Peace cannot be kept by force; it can only be achieved by understanding.


If you’re a regular reader of my blog you know that I always talk about my relationship with my sister as being tumultuous and sometimes violent.  ‘twas true for sure during our teenage years but we’re well beyond that and we get along quite sisterly nowadays.  We buried the hatchet, as it were, decades ago. No, not in one another’s heads.  Gruesome!



Bury the hatchet  . . . to forget about arguments and disagreements with someone and to become friends with them again  . . . is literally what it says . . . to put your weapons in the ground and cover them with soil.  The phrase originates as a Native American tradition.  Tomahawks, knives and bows were ceremoniously buried by tribes when they came to a peace agreement to symbolize the end of war.

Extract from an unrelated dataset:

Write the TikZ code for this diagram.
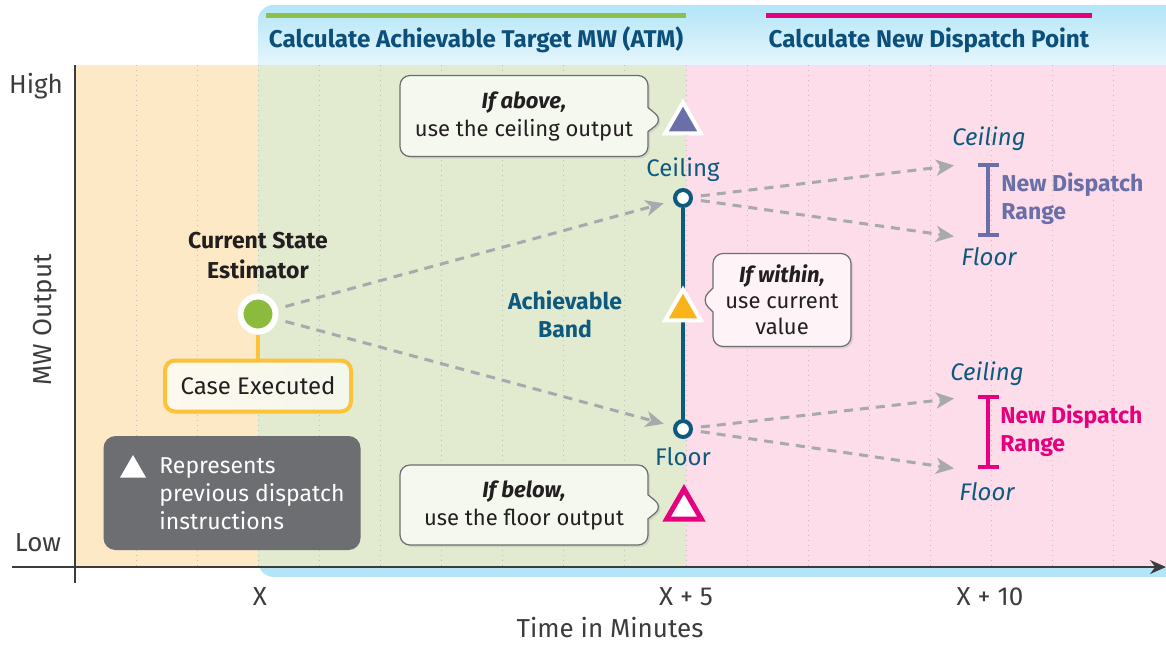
\documentclass[tikz,border=0pt]{standalone}
\usepackage{fontspec}
\setmainfont{Fira Sans}
\usepackage{xcolor}
\usepackage{tikz}
\usetikzlibrary{shapes, shapes.callouts, arrows.meta, positioning, calc, shadows}

\definecolor{headblue}{HTML}{0B4F7A}
\definecolor{skyblue}{HTML}{B3E5F8}
\definecolor{skypale}{HTML}{E6F6FC}
\definecolor{zoneorange}{HTML}{FDE9C5}
\definecolor{zonegreen}{HTML}{E2EBD0}
\definecolor{zonepink}{HTML}{FCDDE9}
\definecolor{bargreen}{HTML}{8DC04A}
\definecolor{dispink}{HTML}{E6007E}
\definecolor{bandblue}{HTML}{0E5A7F}
\definecolor{slate}{HTML}{6B6FA8}
\definecolor{triorange}{HTML}{F9B31B}
\definecolor{csegreen}{HTML}{8CBA3C}
\definecolor{caseorange}{HTML}{FBC23A}
\definecolor{legendgray}{HTML}{6D6E71}
\definecolor{flowgray}{HTML}{A7A9AC}
\definecolor{axisgray}{HTML}{3C3C3C}
\definecolor{textdark}{HTML}{231F20}
\definecolor{calgreen}{HTML}{F5F8EE}
\definecolor{calpink}{HTML}{FEF3F7}

\tikzset{
    base/.style={font=\fontsize{11}{14}\selectfont, align=center, inner sep=0pt, text=textdark},
    header/.style={base, font=\fontsize{12.1}{14}\selectfont\bfseries, text=headblue},
    axislabel/.style={base, font=\fontsize{13}{15}\selectfont, text=axisgray},
    title/.style={base, font=\fontsize{11.5}{15}\selectfont\bfseries},
    callbox/.style={base, rectangle callout, rounded corners=5pt, draw=legendgray, line width=0.6pt, fill=#1, callout pointer width=12pt, drop shadow={opacity=0.2, shadow xshift=1pt, shadow yshift=-1pt}},
    tri/.style={regular polygon, regular polygon sides=3, minimum size=20.5pt, inner sep=0pt, draw=white, line width=2pt, fill=#1, drop shadow={opacity=0.25, shadow xshift=0.8pt, shadow yshift=-0.8pt}},
    keytri/.style={regular polygon, regular polygon sides=3, minimum size=15pt, inner sep=0pt, fill=white},
    cse/.style={circle, fill=csegreen, draw=white, line width=3pt, minimum size=17.5pt, inner sep=0pt, drop shadow={opacity=0.3, shadow xshift=0.8pt, shadow yshift=-0.8pt}},
    casebox/.style={base, font=\fontsize{12}{14}\selectfont, rounded corners=5pt, draw=caseorange, line width=2pt, left color=zoneorange!30!white, right color=zonegreen!40!white, minimum width=93pt, minimum height=25.5pt},
    legendbox/.style={rectangle, rounded corners=6pt, fill=legendgray, minimum width=128.5pt, minimum height=57pt, inner sep=0pt},
    legendtext/.style={base, font=\fontsize{11.5}{14}\selectfont, align=left, text=white},
    endpoint/.style={circle, draw=bandblue, fill=white, line width=2pt, minimum size=8pt, inner sep=0pt},
    bandtag/.style={base, font=\fontsize{12}{14}\selectfont, text=bandblue},
    bandtitle/.style={base, font=\fontsize{11.5}{14}\selectfont\bfseries, text=bandblue},
    flow/.style={draw=flowgray, line width=1.5pt, dash pattern=on 4.5pt off 3.5pt, -{Stealth[length=9pt, width=8pt, inset=2.5pt]}, shorten <=4pt, shorten >=2pt},
    rangebar/.style={line width=2pt, {Bar[width=10.5pt]}-{Bar[width=10.5pt]}},
    rangetext/.style={base, font=\fontsize{11.5}{14}\selectfont\bfseries, align=left, anchor=west},
    tag/.style={base, font=\fontsize{12}{14}\selectfont\itshape, text=bandblue},
    gridline/.style={draw=gray!50, dotted, line width=0.5pt}
}

\begin{document}
\begin{tikzpicture}[x=0.5pt, y=-0.5pt, node distance=6pt]
    \useasboundingbox (0,0) rectangle (1166,644);
    \clip (0,0) rectangle (1166,644);

    % backdrop and zones
    \begin{scope}
        \clip[rounded corners=8pt] (258,5) rectangle (1200,577);
        \fill[skyblue] (258,5) rectangle (1200,577);
        \shade[top color=skyblue, bottom color=skypale] (258,5) rectangle (1200,65);
    \end{scope}
    \fill[zoneorange] (75,65) rectangle (258,567);
    \fill[zonegreen] (258,65) rectangle (686,567);
    \fill[zonepink] (686,65) rectangle (1166,567);
    \foreach \k in {1,...,17}
        \draw[gridline] ({75+61.1*\k},65) -- ({75+61.1*\k},567);

    % headers
    \draw[bargreen, line width=2.5pt] (266,15) -- (686,15);
    \draw[dispink, line width=2.5pt] (766,15) -- (1092,15);
    \node[header] (atmhead) at (476,40) {Calculate Achievable Target MW (ATM)};
    \node[header] (ndphead) at (929,40) {Calculate New Dispatch Point};

    % axes
    \draw[axisgray, line width=0.8pt] (75,65) -- (75,583);
    \draw[axisgray, line width=0.8pt, -{Stealth[length=8pt, width=7pt]}] (12,567) -- (1166,567);
    \node[axislabel] (high) at (36,86) {High};
    \node[axislabel] (low) at (38,543) {Low};
    \node[axislabel, rotate=90] (mwout) at (45,320) {MW Output};
    \node[axislabel] (tx) at (260,597) {X};
    \node[axislabel] (tx5) at (686,597) {X + 5};
    \node[axislabel] (tx10) at (990,597) {X + 10};
    \node[axislabel] (tmin) at (610,628) {Time in Minutes};

    % estimator
    \node[cse] (cse) at (258,314) {};
    \node[title, above=7pt of cse] (csetitle) {Current State\\Estimator};
    \node[casebox, below=12pt of cse] (case) {Case Executed};
    \draw[caseorange, line width=2pt] (cse) -- (case);

    % legend
    \node[legendbox] (legend) at (232,493) {};
    \node[keytri] (keytri) at (133,470) {};
    \node[legendtext, anchor=west] (legtext) at (159,494) {Represents\\previous dispatch\\instructions};

    % achievable band
    \node[endpoint] (ceil) at (683,198) {};
    \node[endpoint] (floor) at (683,429) {};
    \draw[bandblue, line width=2pt] (ceil) -- (floor);
    \node[bandtag, above=3pt of ceil] (ceiltag) {Ceiling};
    \node[bandtag, below=4pt of floor] (floortag) {Floor};
    \node[bandtitle] (band) at (565,314) {Achievable\\Band};

    \draw[flow, shorten >=5pt] (cse) -- (ceil);
    \draw[flow, shorten >=5pt] (cse) -- (floor);

    % previous dispatch markers
    \node[tri=slate] (hightri) at (683,123) {};
    \node[tri=triorange] (midtri) at (683,310) {};
    \node[tri=white, draw=dispink, line width=2.5pt, minimum size=20pt] (lowtri) at (684,509) {};

    \coordinate (hightip) at ($(hightri.center)+(-10pt,1.5pt)$);
    \coordinate (midtip) at ($(midtri.center)+(9pt,5pt)$);
    \coordinate (lowtip) at ($(lowtri.center)+(-10.5pt,1pt)$);
    \node[callbox=calgreen, minimum width=124pt, minimum height=40.5pt, callout absolute pointer=(hightip)] (abovebox) at (524,116) {\textbf{\textit{If above,}}\\use the ceiling output};
    \node[callbox=calpink, minimum width=69pt, minimum height=46.5pt, font=\fontsize{11}{13}\selectfont, callout absolute pointer=(midtip)] (withinbox) at (782,300) {\textbf{\textit{If within,}}\\use current\\value};
    \node[callbox=calgreen, minimum width=124pt, minimum height=40pt, callout absolute pointer=(lowtip)] (belowbox) at (524,505) {\textbf{\textit{If below,}}\\use the floor output};

    % new dispatch ranges
    \coordinate (hitop) at (988,163);
    \coordinate (hibot) at (988,237);
    \coordinate (lotop) at (988,395);
    \coordinate (lobot) at (988,469);
    \coordinate (hiup) at (958,165);
    \coordinate (hidown) at (958,237);
    \coordinate (loup) at (958,398);
    \coordinate (lodown) at (958,469);
    \draw[rangebar, slate] (hitop) -- (hibot);
    \draw[rangebar, dispink] (lotop) -- (lobot);
    \draw[flow] (ceil) -- (hiup);
    \draw[flow] (ceil) -- (hidown);
    \draw[flow] (floor) -- (loup);
    \draw[flow] (floor) -- (lodown);

    \node[tag] (hiceil) at (989,139) {Ceiling};
    \node[tag] (hifloor) at (989,257) {Floor};
    \node[tag] (loceil) at (987,374) {Ceiling};
    \node[tag] (lofloor) at (987,492) {Floor};
    \node[rangetext, text=slate] (hirange) at (1001,199) {New Dispatch\\Range};
    \node[rangetext, text=dispink] (lorange) at (1000,431) {New Dispatch\\Range};
\end{tikzpicture}
\end{document}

According to tradition,  the Iroquois leaders Deganawidah and Hiawatha convinced the Five Nations (the Mohawk, Oneida, Onondaga, Cayuga, and Seneca) to stop fighting amongst themselves and form a confederacy. To celebrate the new peace, the Iroquois buried their weapons under the roots of a white pine. An underground river then miraculously washed the weapons away so the tribes could never use them against each other again. 




A valuable moral to be learned from a brave and noble people.




Peace cannot be kept by force; it can only be achieved by understanding.